The Slatest

California Police Force to Arm Officers With Nunchucks to Improve “Aggressive Perception”

NYPD graduation ceremony on June 30, 2014 at Madison Square Garden in New York City.

Photo by Andrew Burton/Getty Images

A northern California police department this week announced it will be arming its officers with nunchucks to “more compassionately gain compliance” from unruly suspects and hopefully win some hearts and minds in the process. Part of the reasoning behind the change in Anderson, with a population of 10,000, is the belief the move may “offset some of the more aggressive perceptions the public has about police intervention,” Anderson Police Chief Michael Johnson said. “The [nunchuck] can be deployed to more compassionately gain compliance from a suspect through pain application opposed to striking, as customary with the side-handled or straight baton.”
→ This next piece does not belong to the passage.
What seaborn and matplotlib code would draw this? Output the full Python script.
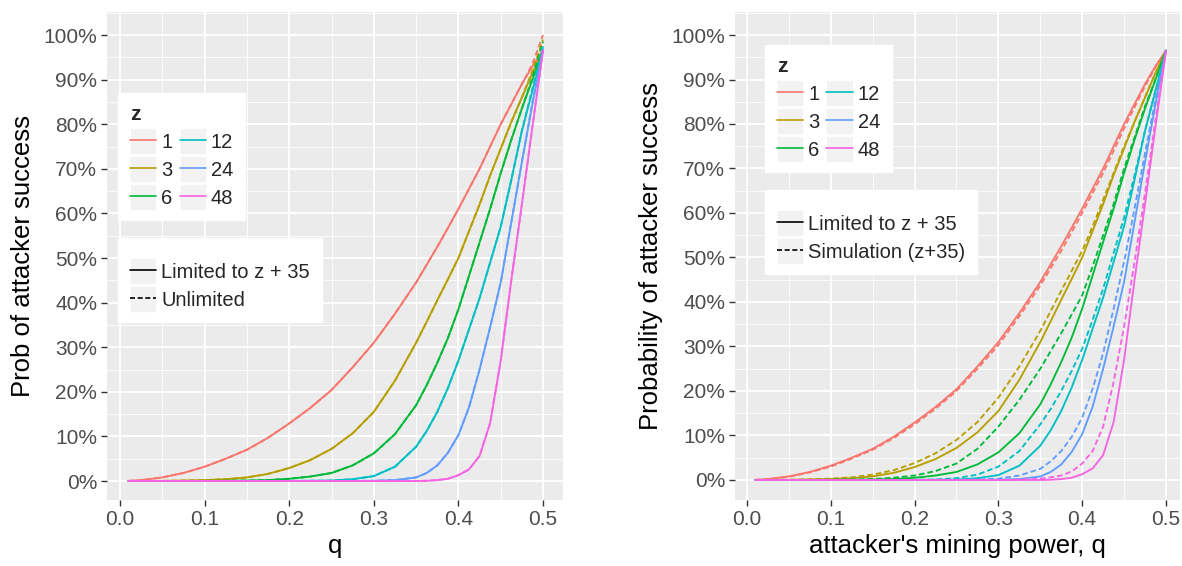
import numpy as np
import pandas as pd
import seaborn as sns
import matplotlib
matplotlib.use("Agg")
import matplotlib.pyplot as plt
from matplotlib.lines import Line2D
from matplotlib.patches import Rectangle
from matplotlib.legend_handler import HandlerLine2D
from matplotlib.ticker import PercentFormatter, MultipleLocator, FormatStrFormatter

# attacker mining power
q = [0.01, 0.025, 0.05, 0.075, 0.1, 0.125, 0.15, 0.175, 0.2, 0.225, 0.25, 0.275,
     0.3, 0.325, 0.35, 0.3625, 0.375, 0.3875, 0.4, 0.4125, 0.425, 0.4375, 0.45,
     0.4625, 0.475, 0.4875, 0.5]

z_levels = ["1", "3", "6", "12", "24", "48"]

# "Limited to z + 35" (same curves on both panels)
limited = {
    "1":  [0.0003, 0.002, 0.008, 0.018, 0.032, 0.05, 0.07, 0.097, 0.129, 0.164, 0.204, 0.255,
           0.31, 0.375, 0.445, 0.485, 0.525, 0.567, 0.61, 0.655, 0.70, 0.75, 0.80,
           0.845, 0.89, 0.93, 0.965],
    "3":  [0, 0, 0.0003, 0.001, 0.002, 0.004, 0.008, 0.016, 0.029, 0.047, 0.072, 0.107,
           0.155, 0.225, 0.31, 0.357, 0.405, 0.452, 0.50, 0.56, 0.62, 0.685, 0.745,
           0.805, 0.86, 0.915, 0.965],
    "6":  [0, 0, 0, 0, 0.0002, 0.0005, 0.001, 0.002, 0.005, 0.01, 0.018, 0.035,
           0.062, 0.105, 0.17, 0.215, 0.265, 0.32, 0.385, 0.46, 0.535, 0.61, 0.69,
           0.765, 0.835, 0.90, 0.965],
    "12": [0, 0, 0, 0, 0, 0, 0, 0, 0.0002, 0.0005, 0.001, 0.004,
           0.011, 0.032, 0.077, 0.112, 0.155, 0.208, 0.27, 0.34, 0.41, 0.49, 0.57,
           0.675, 0.785, 0.875, 0.965],
    "24": [0, 0, 0, 0, 0, 0, 0, 0, 0, 0, 0, 0,
           0.0005, 0.002, 0.008, 0.018, 0.035, 0.063, 0.103, 0.165, 0.25, 0.345, 0.445,
           0.58, 0.715, 0.845, 0.965],
    "48": [0, 0, 0, 0, 0, 0, 0, 0, 0, 0, 0, 0,
           0, 0, 0, 0.0005, 0.002, 0.005, 0.013, 0.026, 0.056, 0.13, 0.27,
           0.45, 0.62, 0.795, 0.965],
}

# "Unlimited" (left panel, dashed)
unlimited = {
    "1":  [0.0003, 0.002, 0.008, 0.018, 0.032, 0.05, 0.07, 0.097, 0.129, 0.164, 0.204, 0.255,
           0.31, 0.375, 0.445, 0.485, 0.525, 0.567, 0.61, 0.655, 0.70, 0.75, 0.80,
           0.845, 0.89, 0.935, 1.0],
    "3":  [0, 0, 0.0003, 0.001, 0.002, 0.004, 0.008, 0.016, 0.029, 0.047, 0.072, 0.107,
           0.155, 0.225, 0.31, 0.357, 0.405, 0.452, 0.50, 0.56, 0.62, 0.685, 0.745,
           0.805, 0.86, 0.92, 0.99],
    "6":  [0, 0, 0, 0, 0.0002, 0.0005, 0.001, 0.002, 0.005, 0.01, 0.018, 0.035,
           0.062, 0.105, 0.17, 0.215, 0.265, 0.32, 0.385, 0.46, 0.535, 0.61, 0.69,
           0.765, 0.835, 0.905, 0.985],
    "12": [0, 0, 0, 0, 0, 0, 0, 0, 0.0002, 0.0005, 0.001, 0.004,
           0.011, 0.032, 0.077, 0.112, 0.155, 0.208, 0.27, 0.34, 0.41, 0.49, 0.57,
           0.675, 0.785, 0.88, 0.975],
    "24": [0, 0, 0, 0, 0, 0, 0, 0, 0, 0, 0, 0,
           0.0005, 0.002, 0.008, 0.018, 0.035, 0.063, 0.103, 0.165, 0.25, 0.345, 0.445,
           0.58, 0.715, 0.85, 0.97],
    "48": [0, 0, 0, 0, 0, 0, 0, 0, 0, 0, 0, 0,
           0, 0, 0, 0.0005, 0.002, 0.005, 0.013, 0.026, 0.056, 0.13, 0.27,
           0.45, 0.62, 0.795, 0.965],
}

# "Simulation (z+35)" (right panel, dashed)
simulation = {
    "1":  [0.0003, 0.002, 0.007, 0.017, 0.03, 0.048, 0.068, 0.094, 0.125, 0.16, 0.2, 0.25,
           0.303, 0.368, 0.437, 0.476, 0.515, 0.557, 0.60, 0.645, 0.69, 0.74, 0.79,
           0.838, 0.885, 0.928, 0.965],
    "3":  [0, 0, 0.0004, 0.0015, 0.003, 0.006, 0.012, 0.022, 0.038, 0.06, 0.09, 0.13,
           0.185, 0.255, 0.335, 0.38, 0.425, 0.47, 0.515, 0.57, 0.63, 0.69, 0.75,
           0.805, 0.86, 0.915, 0.965],
    "6":  [0, 0, 0, 0, 0.0005, 0.001, 0.002, 0.005, 0.01, 0.02, 0.037, 0.07,
           0.12, 0.18, 0.25, 0.29, 0.33, 0.372, 0.415, 0.48, 0.55, 0.62, 0.70,
           0.77, 0.84, 0.90, 0.965],
    "12": [0, 0, 0, 0, 0, 0, 0, 0, 0.0005, 0.001, 0.004, 0.012,
           0.03, 0.065, 0.125, 0.16, 0.20, 0.245, 0.295, 0.36, 0.43, 0.51, 0.59,
           0.685, 0.785, 0.875, 0.965],
    "24": [0, 0, 0, 0, 0, 0, 0, 0, 0, 0, 0, 0.001,
           0.003, 0.01, 0.025, 0.042, 0.065, 0.097, 0.14, 0.205, 0.285, 0.385, 0.49,
           0.61, 0.735, 0.855, 0.965],
    "48": [0, 0, 0, 0, 0, 0, 0, 0, 0, 0, 0, 0,
           0, 0.001, 0.003, 0.006, 0.01, 0.019, 0.037, 0.065, 0.12, 0.22, 0.345,
           0.49, 0.645, 0.81, 0.965],
}

colors = ["#F8766D", "#B79F00", "#00BA38", "#00BFC4", "#619CFF", "#F564E3"]


def long_frame(series, kind):
    rows = []
    for z in z_levels:
        for qq, pp in zip(q, series[z]):
            rows.append((qq, pp, z, kind))
    return pd.DataFrame(rows, columns=["q", "p", "z", "kind"])


class KeyHandler(HandlerLine2D):
    # ggplot-like grey key background behind each legend line
    def __init__(self, gap, **kw):
        super().__init__(**kw)
        self.gap = gap

    def create_artists(self, legend, orig_handle, xdescent, ydescent, width, height,
                       fontsize, trans):
        g = self.gap * fontsize / 2
        rect = Rectangle((-xdescent, -ydescent - g), width, height + 2 * g,
                         facecolor="#F2F2F2", edgecolor="white", linewidth=0.6,
                         transform=trans)
        arts = super().create_artists(legend, orig_handle, xdescent, ydescent, width,
                                      height, fontsize, trans)
        return [rect] + list(arts)


sns.set_theme(style="darkgrid")
plt.rcParams["font.family"] = ["Liberation Sans", "DejaVu Sans"]

fig = plt.figure(figsize=(11.82, 5.66), dpi=100)
ax1 = fig.add_axes([0.0905, 0.1166, 0.3858, 0.8622])
ax2 = fig.add_axes([0.6218, 0.1166, 0.3765, 0.8622])

dash = (3, 1.6)
left_df = pd.concat([long_frame(limited, "Limited to z + 35"), long_frame(unlimited, "Unlimited")])
right_df = pd.concat([long_frame(limited, "Limited to z + 35"), long_frame(simulation, "Simulation (z+35)")])

sns.lineplot(data=left_df, x="q", y="p", hue="z", style="kind", hue_order=z_levels,
             style_order=["Limited to z + 35", "Unlimited"], palette=colors,
             dashes={"Limited to z + 35": "", "Unlimited": dash},
             estimator=None, sort=False, linewidth=1.35, legend=False, ax=ax1)
sns.lineplot(data=right_df, x="q", y="p", hue="z", style="kind", hue_order=z_levels,
             style_order=["Limited to z + 35", "Simulation (z+35)"], palette=colors,
             dashes={"Limited to z + 35": "", "Simulation (z+35)": dash},
             estimator=None, sort=False, linewidth=1.35, legend=False, ax=ax2)

for ax, xlim, ylim in [(ax1, (-0.0154, 0.5236), (-0.0426, 1.0516)),
                       (ax2, (-0.0143, 0.5167), (-0.045, 1.0517))]:
    ax.set_facecolor("#EBEBEB")
    ax.set_xlim(*xlim)
    ax.set_ylim(*ylim)
    ax.xaxis.set_major_locator(MultipleLocator(0.1))
    ax.xaxis.set_minor_locator(MultipleLocator(0.05))
    ax.yaxis.set_major_locator(MultipleLocator(0.1))
    ax.yaxis.set_minor_locator(MultipleLocator(0.05))
    ax.yaxis.set_major_formatter(PercentFormatter(1.0, decimals=0))
    ax.xaxis.set_major_formatter(FormatStrFormatter("%.1f"))
    ax.grid(which="major", color="white", linewidth=1.3)
    ax.grid(which="minor", color="white", linewidth=0.6)
    ax.set_axisbelow(True)
    for s in ax.spines.values():
        s.set_visible(False)
    ax.tick_params(which="major", length=4, width=1, color="#333333", labelsize=15,
                   labelcolor="#4D4D4D", pad=3, bottom=True, left=True)
    ax.tick_params(which="minor", length=0)

ax1.set_xlabel("q", fontsize=18.5, color="black", labelpad=4)
ax1.set_ylabel("Prob of attacker success", fontsize=18.5, color="black", labelpad=6)
ax2.set_xlabel("attacker's mining power, q", fontsize=18.5, color="black", labelpad=4)
ax2.set_ylabel("Probability of attacker success", fontsize=18.5, color="black", labelpad=6)

z_handles = [Line2D([], [], color=c, linewidth=1.2) for c in colors]
kind_handles = [Line2D([], [], color="black", linewidth=1.2),
                Line2D([], [], color="black", linewidth=1.2, dashes=dash)]
spacing = 0.4


def add_legends(ax, z_anchor, kind_anchor, kind_labels):
    hm = {h: KeyHandler(spacing) for h in z_handles + kind_handles}
    leg1 = ax.legend(z_handles, z_levels, title="z", ncol=2, loc="upper left",
                     bbox_to_anchor=z_anchor, borderaxespad=0, fontsize=14.5,
                     title_fontproperties={"weight": "bold", "size": 15}, alignment="left",
                     frameon=True, facecolor="white", edgecolor="white", framealpha=1,
                     fancybox=False, handlelength=1.3, handleheight=1.0, handletextpad=0.25,
                     columnspacing=0.35, labelspacing=spacing, borderpad=0.6,
                     handler_map=hm)
    ax.add_artist(leg1)
    # blank tiny title only adds the top padding seen in the reference
    ax.legend(kind_handles, kind_labels, title=" ", title_fontsize=3, alignment="left",
              loc="upper left", bbox_to_anchor=kind_anchor,
              borderaxespad=0, fontsize=14.5, frameon=True, facecolor="white",
              edgecolor="white", framealpha=1, fancybox=False, handlelength=1.3,
              handleheight=1.0, handletextpad=0.25, labelspacing=spacing, borderpad=0.6,
              handler_map=hm)


add_legends(ax1, (0.024, 0.834), (0.024, 0.537), ["Limited to z + 35", "Unlimited"])
add_legends(ax2, (0.067, 0.932), (0.067, 0.635), ["Limited to z + 35", "Simulation (z+35)"])

fig.savefig("out.png", dpi=100, facecolor="white")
The potential upside is that instead of getting bludgeoned with a baton, you will now be effortlessly taken down with Bruce Lee–like speed and grace. It still feels like we’re treating the symptoms here, but I guess it’s something. The 20-officer Anderson police force will, of course, be trained, Johnson notes. The reemergence of the nunchuck as a police tool comes after it quickly rose in popularity among police departments in the 1980s and then fell out of favor in the early 1990s following a spike in lawsuits as police forces began to turn to new technologies, specifically tasers, to subdue suspects.